Intro

In the past few weeks, many academic research groups (including our own) have been working on providing information about mobility in many countries. This is an incredible effort, carried out during extraordinary times and by really talented people. There are many methodologies (using different mobility metrics: radius of gyration, number of visited places), datasets (gps points, data detail records), and analysis (trips, activity) going around, so maybe trying to keep a centralized repository of them, with some commentary, would be worthwhile both to keep updated and personal edification, and also as a service to the community. We have done something similar for mobile stream data research per country. [EDIT 2020-04-28 10:42:16 -0400: A large group of researchers have written a fantastic essay on the topic that should be used to frame the discussion of the issues here.]

In this instance, I will only look at “in the wild” mobile phone data, either by telco data (e.g., xdr or cdr), or by other companies that provide “app” data (e.g., gps data). In the table below, the field date is the date the report was made publically available, countryis the country that the report applies to (not necessarily where the research was carried), the paper field contains a URL link to the paper (preferably in pdf format) and finally the tags field gives an idea of the general issue being addressed. So far it’s only been mobility, plus one study analyzing “social mixing” as well.

Perhaps a small methodological clarification is needed here: xdr data comes from “meaningful” (i.e., long enough to be billed by the telco) internet interactions with a cellphone antenna. The gps data comes from apps in phones (like Facebook, Google, and many (most?) smaller ones) and usually companies that aggregate them. The gps data is of “higher quality”, very fine grained, both spatially and temporally, while xdr data is not (data points at 15 mins intervals or xMB downloaded, for example, and at the level of antennas, not individuals). However, xdr usually reports unique devices in the millions , while gps will depend on the level of adoption of the different apps being aggregated, roughly in the order of 100,000s unique devices per country. A new “player” in all this is the madid value for the dtype field. I assume the authors are talking about the mobile advertising ID feature in Android and Apple phones. I did not know about this until yesterday [2020-04-11]. Here’s some information about it from Google, and an article from WIRED.
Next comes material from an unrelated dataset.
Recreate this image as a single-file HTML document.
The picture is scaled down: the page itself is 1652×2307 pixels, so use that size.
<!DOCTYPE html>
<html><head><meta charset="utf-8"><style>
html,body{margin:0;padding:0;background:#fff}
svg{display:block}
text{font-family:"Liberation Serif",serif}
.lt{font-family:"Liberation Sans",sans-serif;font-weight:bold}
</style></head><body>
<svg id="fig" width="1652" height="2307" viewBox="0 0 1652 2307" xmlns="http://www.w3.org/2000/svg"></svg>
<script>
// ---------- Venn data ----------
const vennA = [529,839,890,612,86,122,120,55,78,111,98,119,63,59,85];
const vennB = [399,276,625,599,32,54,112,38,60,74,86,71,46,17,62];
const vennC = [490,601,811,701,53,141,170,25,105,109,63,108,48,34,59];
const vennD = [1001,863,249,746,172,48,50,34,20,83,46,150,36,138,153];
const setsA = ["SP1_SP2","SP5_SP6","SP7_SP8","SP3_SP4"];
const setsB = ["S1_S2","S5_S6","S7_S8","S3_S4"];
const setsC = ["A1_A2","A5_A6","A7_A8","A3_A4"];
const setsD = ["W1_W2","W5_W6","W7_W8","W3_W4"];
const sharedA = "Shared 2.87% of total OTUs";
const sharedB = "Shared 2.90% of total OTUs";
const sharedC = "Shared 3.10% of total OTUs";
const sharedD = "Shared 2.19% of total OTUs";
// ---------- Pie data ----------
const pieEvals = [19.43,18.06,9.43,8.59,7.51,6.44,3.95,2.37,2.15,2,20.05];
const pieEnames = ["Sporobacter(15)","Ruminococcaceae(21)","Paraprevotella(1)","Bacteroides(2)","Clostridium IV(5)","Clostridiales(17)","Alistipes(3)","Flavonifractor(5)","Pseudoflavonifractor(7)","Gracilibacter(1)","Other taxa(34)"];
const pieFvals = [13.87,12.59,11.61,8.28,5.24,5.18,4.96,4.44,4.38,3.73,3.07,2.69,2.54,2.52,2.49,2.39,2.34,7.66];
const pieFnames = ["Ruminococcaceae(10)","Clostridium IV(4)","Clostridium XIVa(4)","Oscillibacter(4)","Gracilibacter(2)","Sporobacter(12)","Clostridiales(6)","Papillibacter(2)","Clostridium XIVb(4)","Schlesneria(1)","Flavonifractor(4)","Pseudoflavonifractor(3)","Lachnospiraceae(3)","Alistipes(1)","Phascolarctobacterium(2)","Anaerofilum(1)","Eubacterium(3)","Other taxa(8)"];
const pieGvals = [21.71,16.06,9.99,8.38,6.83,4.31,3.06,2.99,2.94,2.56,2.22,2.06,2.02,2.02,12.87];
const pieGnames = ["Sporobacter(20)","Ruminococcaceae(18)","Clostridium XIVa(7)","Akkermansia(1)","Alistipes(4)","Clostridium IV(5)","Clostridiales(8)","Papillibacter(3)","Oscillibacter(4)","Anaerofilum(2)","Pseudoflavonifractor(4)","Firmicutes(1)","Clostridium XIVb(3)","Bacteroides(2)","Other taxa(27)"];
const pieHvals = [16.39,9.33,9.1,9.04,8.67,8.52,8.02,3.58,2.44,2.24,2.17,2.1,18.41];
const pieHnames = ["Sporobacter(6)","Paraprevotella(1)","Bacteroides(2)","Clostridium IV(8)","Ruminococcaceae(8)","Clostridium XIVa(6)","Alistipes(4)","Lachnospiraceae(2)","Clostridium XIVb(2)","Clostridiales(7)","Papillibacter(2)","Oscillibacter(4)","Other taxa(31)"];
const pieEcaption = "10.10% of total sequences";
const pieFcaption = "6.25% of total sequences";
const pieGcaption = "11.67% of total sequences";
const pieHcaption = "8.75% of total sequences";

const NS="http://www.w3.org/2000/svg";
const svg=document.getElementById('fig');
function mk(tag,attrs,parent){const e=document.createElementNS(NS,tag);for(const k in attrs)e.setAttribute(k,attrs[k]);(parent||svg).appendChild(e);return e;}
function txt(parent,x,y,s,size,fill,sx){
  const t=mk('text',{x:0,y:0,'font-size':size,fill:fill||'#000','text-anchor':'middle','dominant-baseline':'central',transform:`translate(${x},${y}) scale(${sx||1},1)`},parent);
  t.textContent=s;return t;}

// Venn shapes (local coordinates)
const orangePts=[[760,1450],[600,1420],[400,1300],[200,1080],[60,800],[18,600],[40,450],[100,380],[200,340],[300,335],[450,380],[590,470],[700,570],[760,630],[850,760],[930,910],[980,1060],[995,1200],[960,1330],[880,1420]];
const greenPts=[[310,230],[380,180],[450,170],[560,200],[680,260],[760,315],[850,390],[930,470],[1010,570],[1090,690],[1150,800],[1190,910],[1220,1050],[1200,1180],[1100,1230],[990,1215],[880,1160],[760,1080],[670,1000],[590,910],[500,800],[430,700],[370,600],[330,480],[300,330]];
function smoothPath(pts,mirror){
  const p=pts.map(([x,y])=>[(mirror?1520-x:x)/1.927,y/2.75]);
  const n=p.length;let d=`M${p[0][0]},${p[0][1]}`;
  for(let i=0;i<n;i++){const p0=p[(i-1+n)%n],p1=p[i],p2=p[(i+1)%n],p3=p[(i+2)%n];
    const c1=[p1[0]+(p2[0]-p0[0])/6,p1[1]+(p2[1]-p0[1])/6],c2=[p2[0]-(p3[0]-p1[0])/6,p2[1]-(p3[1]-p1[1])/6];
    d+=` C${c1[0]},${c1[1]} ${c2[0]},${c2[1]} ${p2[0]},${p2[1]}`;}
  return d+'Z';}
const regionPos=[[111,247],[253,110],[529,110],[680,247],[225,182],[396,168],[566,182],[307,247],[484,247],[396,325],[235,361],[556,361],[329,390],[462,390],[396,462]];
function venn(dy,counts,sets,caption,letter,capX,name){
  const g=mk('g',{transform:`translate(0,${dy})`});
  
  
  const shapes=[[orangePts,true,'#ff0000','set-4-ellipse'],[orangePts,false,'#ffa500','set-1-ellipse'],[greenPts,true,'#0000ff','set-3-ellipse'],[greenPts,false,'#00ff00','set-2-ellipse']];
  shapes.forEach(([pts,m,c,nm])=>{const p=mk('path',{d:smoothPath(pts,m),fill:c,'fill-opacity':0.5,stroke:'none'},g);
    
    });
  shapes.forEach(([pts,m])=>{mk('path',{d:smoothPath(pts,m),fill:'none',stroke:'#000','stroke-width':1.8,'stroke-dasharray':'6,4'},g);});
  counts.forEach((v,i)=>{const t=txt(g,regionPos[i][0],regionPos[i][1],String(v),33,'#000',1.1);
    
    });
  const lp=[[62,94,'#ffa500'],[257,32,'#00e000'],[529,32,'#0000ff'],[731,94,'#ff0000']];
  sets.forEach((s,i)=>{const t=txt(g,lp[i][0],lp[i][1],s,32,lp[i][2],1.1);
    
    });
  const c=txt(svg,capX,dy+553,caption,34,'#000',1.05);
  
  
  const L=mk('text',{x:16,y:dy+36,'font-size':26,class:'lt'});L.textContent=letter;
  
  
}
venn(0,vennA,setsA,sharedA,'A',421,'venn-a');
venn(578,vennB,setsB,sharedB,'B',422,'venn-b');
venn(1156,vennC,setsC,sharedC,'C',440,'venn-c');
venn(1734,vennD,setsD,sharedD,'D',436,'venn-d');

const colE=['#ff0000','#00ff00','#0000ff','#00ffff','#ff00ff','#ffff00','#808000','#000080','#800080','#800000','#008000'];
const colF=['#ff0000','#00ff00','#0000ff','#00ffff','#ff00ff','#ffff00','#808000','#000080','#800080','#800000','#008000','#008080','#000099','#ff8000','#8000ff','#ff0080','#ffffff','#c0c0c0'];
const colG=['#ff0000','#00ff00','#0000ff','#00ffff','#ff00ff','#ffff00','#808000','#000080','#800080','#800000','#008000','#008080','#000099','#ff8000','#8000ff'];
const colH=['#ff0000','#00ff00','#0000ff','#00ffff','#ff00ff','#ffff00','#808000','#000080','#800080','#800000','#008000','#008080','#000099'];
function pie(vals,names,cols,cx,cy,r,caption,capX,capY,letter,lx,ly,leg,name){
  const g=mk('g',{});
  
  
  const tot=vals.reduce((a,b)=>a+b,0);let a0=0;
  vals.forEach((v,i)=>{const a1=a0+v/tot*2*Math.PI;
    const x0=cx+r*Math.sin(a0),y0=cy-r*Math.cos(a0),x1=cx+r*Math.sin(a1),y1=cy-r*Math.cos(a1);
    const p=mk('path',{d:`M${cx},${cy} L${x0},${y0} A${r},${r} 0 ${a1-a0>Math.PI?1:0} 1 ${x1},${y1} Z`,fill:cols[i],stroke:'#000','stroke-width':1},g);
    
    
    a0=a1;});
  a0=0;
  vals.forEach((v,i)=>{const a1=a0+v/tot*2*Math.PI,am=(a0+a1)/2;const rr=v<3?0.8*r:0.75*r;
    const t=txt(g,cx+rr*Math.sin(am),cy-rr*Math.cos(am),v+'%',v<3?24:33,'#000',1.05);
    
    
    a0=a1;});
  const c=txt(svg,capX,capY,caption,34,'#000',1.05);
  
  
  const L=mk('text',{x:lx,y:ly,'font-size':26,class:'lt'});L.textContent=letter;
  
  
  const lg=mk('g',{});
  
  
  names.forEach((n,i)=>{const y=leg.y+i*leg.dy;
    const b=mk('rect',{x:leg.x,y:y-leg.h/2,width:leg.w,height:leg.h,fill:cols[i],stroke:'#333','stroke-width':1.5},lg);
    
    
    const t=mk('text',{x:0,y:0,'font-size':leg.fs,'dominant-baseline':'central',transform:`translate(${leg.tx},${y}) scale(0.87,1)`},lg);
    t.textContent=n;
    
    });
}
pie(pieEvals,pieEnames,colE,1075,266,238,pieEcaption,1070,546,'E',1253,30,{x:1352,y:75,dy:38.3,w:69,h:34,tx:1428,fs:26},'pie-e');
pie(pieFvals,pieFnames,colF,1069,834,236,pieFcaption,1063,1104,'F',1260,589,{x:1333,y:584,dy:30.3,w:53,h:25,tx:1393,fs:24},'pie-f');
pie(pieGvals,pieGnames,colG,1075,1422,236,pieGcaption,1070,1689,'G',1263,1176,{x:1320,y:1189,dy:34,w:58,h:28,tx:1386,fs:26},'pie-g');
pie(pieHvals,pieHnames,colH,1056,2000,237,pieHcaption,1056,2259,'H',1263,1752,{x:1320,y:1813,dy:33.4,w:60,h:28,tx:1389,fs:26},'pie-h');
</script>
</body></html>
Countries with mobility studies using mobile phone datasets, according to the table below. Map is courtesy of mapchart.net. Please help expand this table by sending me an email at lferres@udd.cl, through my Twitter @leoferres, or posting in the comment section below.

  • The table with the data, in CSV format is HERE

NOTE: There’s a special mention here to the Google Mobility effort, since it covers the whole the world! Although a little bit “underexplained”, its simplicty and informational density make them quite extraordinary. There’s more information in their blog post.

[2020-04-13 08:07:01 -0400]: There’s a memo by the GSMA outlining some suggestions for the handling of mobile phone data through the COVID19 crisis. Thanks to Ciro Cattuto for bringing it to my attention.

[2020-04-26 10:24:05 -0400]: There was a big effort in to attempt a large scale coverage of mobility in Latin America and the Caribbean by the IADB using gps. There’s a study by the University of Texas as well in the United States to using gps to measure social distancing and projections of deaths. The New York Times ran a similar story also using gps to see which counties stayed at home. (Interesting, since it’s been so critical about this methodology before, see here and here).